Editor's note: For more coverage of the 2021 AAP National Conference & Exhibition, visit https://www.aappublications.org/news/2021/08/18/nationalconference2021.
For years, Mariana Glusman, M.D., FAAP, has been fascinated by how people learn different languages.
A native of Mexico, she came to the U.S. when she was 11 and learned English as a second language. Her passion for language development grew while she was in college.
“I actually did my honors thesis in child development on bilingualism,” she said. “Then, I went to medical school and kind of left that little spark of passion behind.”
It wasn’t long, however, before Dr. Glusman’s interest in bilingualism was rekindled. After becoming a pediatrician, she began working at Lurie Children’s Hospital’s Uptown Clinic in Chicago, where patients speak more than 50 languages.
Dr. Glusman, who has been at the clinic more than 25 years, often gets questions from pediatricians and parents regarding raising a bilingual child: Does learning two languages cause language delays? Is it a problem if a child switches between languages? How can you spot delays in children who speak more than one language? Which language should parents who are not native English speakers use at home?
She answers those and other questions during an on-demand session “Is More Better? Promoting Optimal Language Development of Children in Multilingual Homes” (OD0186).
About 22% of people older than 5 years speak a language other than English at home, according to the U.S. Census Bureau.

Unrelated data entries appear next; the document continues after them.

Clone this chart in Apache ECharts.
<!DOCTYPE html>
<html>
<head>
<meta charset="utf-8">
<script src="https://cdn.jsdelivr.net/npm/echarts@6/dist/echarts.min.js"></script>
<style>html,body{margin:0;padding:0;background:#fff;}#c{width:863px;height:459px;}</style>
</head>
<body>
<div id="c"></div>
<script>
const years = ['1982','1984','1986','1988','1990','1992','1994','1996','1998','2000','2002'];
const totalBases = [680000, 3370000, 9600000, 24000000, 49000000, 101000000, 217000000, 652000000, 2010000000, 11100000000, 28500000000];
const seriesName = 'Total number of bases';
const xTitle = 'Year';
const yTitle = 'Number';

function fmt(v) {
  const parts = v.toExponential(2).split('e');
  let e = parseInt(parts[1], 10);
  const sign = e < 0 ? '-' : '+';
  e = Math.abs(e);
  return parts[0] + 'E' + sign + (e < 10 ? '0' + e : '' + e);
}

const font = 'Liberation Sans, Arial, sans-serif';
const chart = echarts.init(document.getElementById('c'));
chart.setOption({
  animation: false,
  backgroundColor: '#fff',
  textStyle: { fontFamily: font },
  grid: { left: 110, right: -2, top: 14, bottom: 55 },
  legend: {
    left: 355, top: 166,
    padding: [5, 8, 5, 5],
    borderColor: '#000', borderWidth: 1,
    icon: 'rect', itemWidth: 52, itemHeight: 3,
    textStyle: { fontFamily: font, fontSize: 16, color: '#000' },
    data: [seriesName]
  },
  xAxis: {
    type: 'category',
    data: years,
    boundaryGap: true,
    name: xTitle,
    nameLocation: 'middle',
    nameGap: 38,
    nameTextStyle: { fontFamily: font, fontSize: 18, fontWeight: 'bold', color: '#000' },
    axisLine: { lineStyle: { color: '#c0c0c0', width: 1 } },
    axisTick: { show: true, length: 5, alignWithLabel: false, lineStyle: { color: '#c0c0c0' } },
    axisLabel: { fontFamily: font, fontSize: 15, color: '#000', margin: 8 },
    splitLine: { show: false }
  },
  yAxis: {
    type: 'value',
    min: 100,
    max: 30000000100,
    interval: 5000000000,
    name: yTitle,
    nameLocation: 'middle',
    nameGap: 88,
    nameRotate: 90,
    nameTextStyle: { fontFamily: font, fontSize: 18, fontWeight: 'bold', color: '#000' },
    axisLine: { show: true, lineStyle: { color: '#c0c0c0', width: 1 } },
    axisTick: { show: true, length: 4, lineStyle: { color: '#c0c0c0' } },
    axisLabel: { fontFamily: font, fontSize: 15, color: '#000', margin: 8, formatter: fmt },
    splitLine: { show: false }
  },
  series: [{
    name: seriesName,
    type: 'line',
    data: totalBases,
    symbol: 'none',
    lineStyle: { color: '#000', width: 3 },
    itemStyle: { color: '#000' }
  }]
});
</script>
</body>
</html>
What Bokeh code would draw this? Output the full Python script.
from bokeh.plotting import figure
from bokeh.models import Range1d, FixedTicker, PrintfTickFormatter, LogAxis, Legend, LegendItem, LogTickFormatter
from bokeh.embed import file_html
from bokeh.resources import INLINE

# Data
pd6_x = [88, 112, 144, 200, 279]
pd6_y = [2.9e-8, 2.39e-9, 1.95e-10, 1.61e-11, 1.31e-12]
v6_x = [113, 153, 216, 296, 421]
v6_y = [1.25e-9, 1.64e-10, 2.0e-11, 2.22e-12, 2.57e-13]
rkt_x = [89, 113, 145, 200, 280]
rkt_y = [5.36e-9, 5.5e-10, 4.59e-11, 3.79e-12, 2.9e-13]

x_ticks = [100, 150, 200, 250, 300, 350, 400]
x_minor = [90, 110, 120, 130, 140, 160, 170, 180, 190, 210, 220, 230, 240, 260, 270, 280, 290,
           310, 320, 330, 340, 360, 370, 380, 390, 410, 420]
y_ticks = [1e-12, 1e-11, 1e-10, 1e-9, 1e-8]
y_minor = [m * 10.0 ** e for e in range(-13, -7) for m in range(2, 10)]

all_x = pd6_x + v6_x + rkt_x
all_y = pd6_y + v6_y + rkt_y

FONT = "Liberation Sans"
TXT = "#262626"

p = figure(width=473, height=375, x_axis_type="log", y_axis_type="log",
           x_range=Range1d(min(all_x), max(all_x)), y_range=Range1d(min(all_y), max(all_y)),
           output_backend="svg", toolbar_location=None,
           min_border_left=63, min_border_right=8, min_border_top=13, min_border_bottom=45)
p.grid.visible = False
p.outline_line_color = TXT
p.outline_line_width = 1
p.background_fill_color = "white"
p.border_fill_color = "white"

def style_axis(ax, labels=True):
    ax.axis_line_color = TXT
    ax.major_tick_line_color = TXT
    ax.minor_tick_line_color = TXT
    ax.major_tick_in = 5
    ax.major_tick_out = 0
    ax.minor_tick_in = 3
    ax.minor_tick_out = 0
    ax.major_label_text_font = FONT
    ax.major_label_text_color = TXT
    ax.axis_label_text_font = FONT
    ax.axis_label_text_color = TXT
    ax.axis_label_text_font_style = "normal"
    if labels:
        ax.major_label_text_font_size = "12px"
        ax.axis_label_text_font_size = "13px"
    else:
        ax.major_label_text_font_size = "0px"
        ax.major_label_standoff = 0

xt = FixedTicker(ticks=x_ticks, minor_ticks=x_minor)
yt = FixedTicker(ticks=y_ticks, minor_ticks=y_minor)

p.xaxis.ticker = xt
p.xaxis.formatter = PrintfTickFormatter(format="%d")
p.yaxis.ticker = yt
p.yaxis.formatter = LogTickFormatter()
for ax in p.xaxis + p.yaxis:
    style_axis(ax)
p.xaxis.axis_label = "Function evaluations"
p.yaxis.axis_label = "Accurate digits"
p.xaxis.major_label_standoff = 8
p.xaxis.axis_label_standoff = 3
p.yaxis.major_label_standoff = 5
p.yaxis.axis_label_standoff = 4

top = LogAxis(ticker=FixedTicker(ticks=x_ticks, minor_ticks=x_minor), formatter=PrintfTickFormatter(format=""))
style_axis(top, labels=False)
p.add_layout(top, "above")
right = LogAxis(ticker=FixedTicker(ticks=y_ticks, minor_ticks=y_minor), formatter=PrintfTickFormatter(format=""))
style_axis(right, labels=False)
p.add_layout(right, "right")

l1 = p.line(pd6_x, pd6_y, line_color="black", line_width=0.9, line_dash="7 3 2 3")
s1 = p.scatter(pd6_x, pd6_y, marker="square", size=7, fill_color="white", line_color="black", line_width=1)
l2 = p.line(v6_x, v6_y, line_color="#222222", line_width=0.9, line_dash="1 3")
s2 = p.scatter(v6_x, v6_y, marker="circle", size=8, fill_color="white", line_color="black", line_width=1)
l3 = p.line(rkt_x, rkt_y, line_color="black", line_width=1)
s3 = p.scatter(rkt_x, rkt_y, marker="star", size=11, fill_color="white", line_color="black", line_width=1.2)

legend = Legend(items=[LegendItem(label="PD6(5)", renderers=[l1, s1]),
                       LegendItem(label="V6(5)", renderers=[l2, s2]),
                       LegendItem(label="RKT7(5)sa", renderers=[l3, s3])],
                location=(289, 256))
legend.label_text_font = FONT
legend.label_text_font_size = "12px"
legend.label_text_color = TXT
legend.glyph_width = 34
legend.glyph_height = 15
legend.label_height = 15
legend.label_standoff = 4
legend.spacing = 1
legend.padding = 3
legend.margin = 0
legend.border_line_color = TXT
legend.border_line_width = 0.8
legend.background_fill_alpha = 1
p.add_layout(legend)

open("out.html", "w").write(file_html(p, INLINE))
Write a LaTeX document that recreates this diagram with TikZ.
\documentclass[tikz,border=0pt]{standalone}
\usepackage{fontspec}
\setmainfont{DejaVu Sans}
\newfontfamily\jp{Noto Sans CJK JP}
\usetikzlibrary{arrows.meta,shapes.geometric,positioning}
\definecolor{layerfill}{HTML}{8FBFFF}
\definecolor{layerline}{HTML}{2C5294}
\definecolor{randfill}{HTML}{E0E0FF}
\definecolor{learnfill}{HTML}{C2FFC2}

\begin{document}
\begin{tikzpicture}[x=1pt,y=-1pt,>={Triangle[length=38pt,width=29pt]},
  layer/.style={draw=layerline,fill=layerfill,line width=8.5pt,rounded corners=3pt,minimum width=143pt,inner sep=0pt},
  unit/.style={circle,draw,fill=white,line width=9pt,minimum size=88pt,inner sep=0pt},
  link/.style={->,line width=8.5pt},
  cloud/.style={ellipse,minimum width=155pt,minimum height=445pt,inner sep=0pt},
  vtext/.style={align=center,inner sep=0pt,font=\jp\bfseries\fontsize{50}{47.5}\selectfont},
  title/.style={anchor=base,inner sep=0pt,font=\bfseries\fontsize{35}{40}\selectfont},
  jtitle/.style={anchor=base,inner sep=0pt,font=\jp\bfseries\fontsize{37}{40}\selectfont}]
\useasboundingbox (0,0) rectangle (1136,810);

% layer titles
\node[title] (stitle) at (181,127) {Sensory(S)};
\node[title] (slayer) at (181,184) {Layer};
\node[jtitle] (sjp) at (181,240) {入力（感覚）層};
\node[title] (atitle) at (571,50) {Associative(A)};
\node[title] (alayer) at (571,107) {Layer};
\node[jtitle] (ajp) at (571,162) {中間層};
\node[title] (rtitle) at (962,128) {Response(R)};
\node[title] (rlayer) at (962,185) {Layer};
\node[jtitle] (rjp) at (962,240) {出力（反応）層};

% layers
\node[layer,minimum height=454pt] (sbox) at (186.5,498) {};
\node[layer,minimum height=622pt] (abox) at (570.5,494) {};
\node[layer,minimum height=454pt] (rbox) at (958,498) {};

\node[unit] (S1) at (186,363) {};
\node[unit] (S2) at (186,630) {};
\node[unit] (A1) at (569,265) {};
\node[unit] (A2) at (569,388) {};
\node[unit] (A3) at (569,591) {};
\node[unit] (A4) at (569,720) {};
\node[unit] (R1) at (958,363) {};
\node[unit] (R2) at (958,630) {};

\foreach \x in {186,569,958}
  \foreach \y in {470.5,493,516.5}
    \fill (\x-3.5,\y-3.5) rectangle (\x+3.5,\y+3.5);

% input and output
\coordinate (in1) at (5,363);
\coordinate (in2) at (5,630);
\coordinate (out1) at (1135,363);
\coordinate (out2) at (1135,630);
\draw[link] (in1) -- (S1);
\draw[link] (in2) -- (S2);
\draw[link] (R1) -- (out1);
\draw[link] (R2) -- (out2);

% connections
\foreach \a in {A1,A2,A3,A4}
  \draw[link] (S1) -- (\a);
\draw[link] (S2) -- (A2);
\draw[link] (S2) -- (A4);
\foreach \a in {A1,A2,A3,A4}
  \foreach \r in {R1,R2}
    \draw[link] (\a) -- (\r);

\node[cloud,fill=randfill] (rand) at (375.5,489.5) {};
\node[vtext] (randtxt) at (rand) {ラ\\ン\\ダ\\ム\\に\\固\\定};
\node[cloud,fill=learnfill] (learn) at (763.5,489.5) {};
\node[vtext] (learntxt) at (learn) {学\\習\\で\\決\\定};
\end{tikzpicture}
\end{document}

“Regardless of where you work, you're going to come across people that are dual language learners,” said Dr. Glusman, a member of the AAP Council on Early Childhood Executive Committee and Section on Minority Health, Equity and Inclusion.
During the session, she explains bilingual language development and how learning two languages simultaneously will take longer than learning one. She offers advice on how to tease apart whether a bilingual child has a language delay and when to refer for therapy or language enrichment.
Dr. Glusman also discusses the benefits of parents speaking their native language at home and the importance of exposing children to native English speakers.
“Pediatricians really are in a unique position to be able to dispel myths about bilingualism and urge parents to speak in their native language,” she said.
Literacy promotion is another one of her passions. Chair of Reach Out and Read Illinois’ Advisory Board, she said it’s important for bilingual parents to read books in their native language to expose children to a rich vocabulary. They also can talk about the pictures in a book written in English and ask the child questions.
This “serve and return” interaction creates synapses in the brain, which will help the child develop language and learn to read, said Dr. Glusman, associate professor of pediatrics at Northwestern University Feinberg School of Medicine in Chicago.
“Children are not sponges. They don't just absorb language from their environment,” she said. “They have to be active participants in their learning.”